Je pensais qu’il s’agissait d’une affectation: ces écrivains qui disaient préférer écrire à la main plutôt que sur l’ordinateur, pensez donc!
Et puis à force de devoir moi-même écrire à la main — généralement dans des carnets, avec un stylo, chaque fois (trop rare) que je suis en voyage, ou bien le midi (presque chaque jour) lorsque je tente d’échapper un instant à la pression abrutissante du centre commercial — je me suis mis… Petit à petit, d’abord contraint, puis avec un plaisir de plus en plus net… Eh bien oui: je me suis mis à apprécier l’écriture manuelle…
Oh, certes, j’ai une écriture épouvantable — je doute que grand monde puisse relire mes notes à part moi-même. Mais qu’importe la caligraphie: une des choses que j’apprécie le plus dans l’écriture manuelle c’est la vitesse — une vitesse décriture qui me permet de presque rejoindre la vitesse de ma pensée. La bille du stylo glisse à toute allure sur le papier, les lettres s’étirent, se déforment, s’esquissent à peine, qu’importe: les mots sont là, les phrases coulent, ma nouvelle s’écrit sans les heurts du clavier, sans l’inconfort de la chaise (je peux écrire n’importe où, vautré dans mon fauteuil favori aussi bien que de travers dans un train), sans le blanc scintillement de l’écran. Juste le fil de la pensée & les pauses de la réflexion. Confort. Il y a une sorte de volupté à laisser filer le stylo sur une page de carnet — et je les choisis avec soin, mes carnets! De préférence chez Muji (qui n’a hélas plus de boutique à Lyon, il me faut profiter de mes quelques tours à Londres pour faire des provisions), mais en tout cas esthétiques & maniables.
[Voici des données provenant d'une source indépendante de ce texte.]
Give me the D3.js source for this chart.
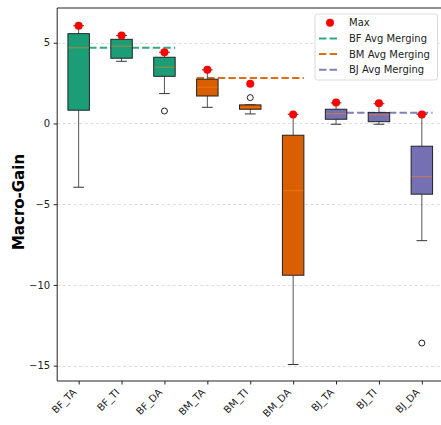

Fétichisme du carnet? Eh! Le dessinateur a bien son carnet de croquis, pourquoi l’écrivain n’aurait-il pas son carnet de notes?
Et ensuite l’étape de la mise au propre sur l’ordi devient, du coup, une autre partie de plaisir, une autre expérience d’écriture — à la fois très simple (il suffit presque de recopier) & très constructive (je redécouvre des passages de mes propres textes avec un peu de recul, je les retravaille « naturellement » en les retapant, des manques se révèlent & des corrections s’imposent). Autre sensualité, autre fétichisme, celui du texte immaculé se déroulant sur l’écran plat de l’iMac.
Et puis l’exercice hautement jouissif des retouches, des détails, une virgule ici, un mot ici plutôt qu’un autre, une phrase que l’on retourne, une autre que l’on abrège, le minitieux tinkering littéraire — encore une autre forme de plaisir d’écrire. Trois étapes, chacune créative, chacune libératrice & émotive.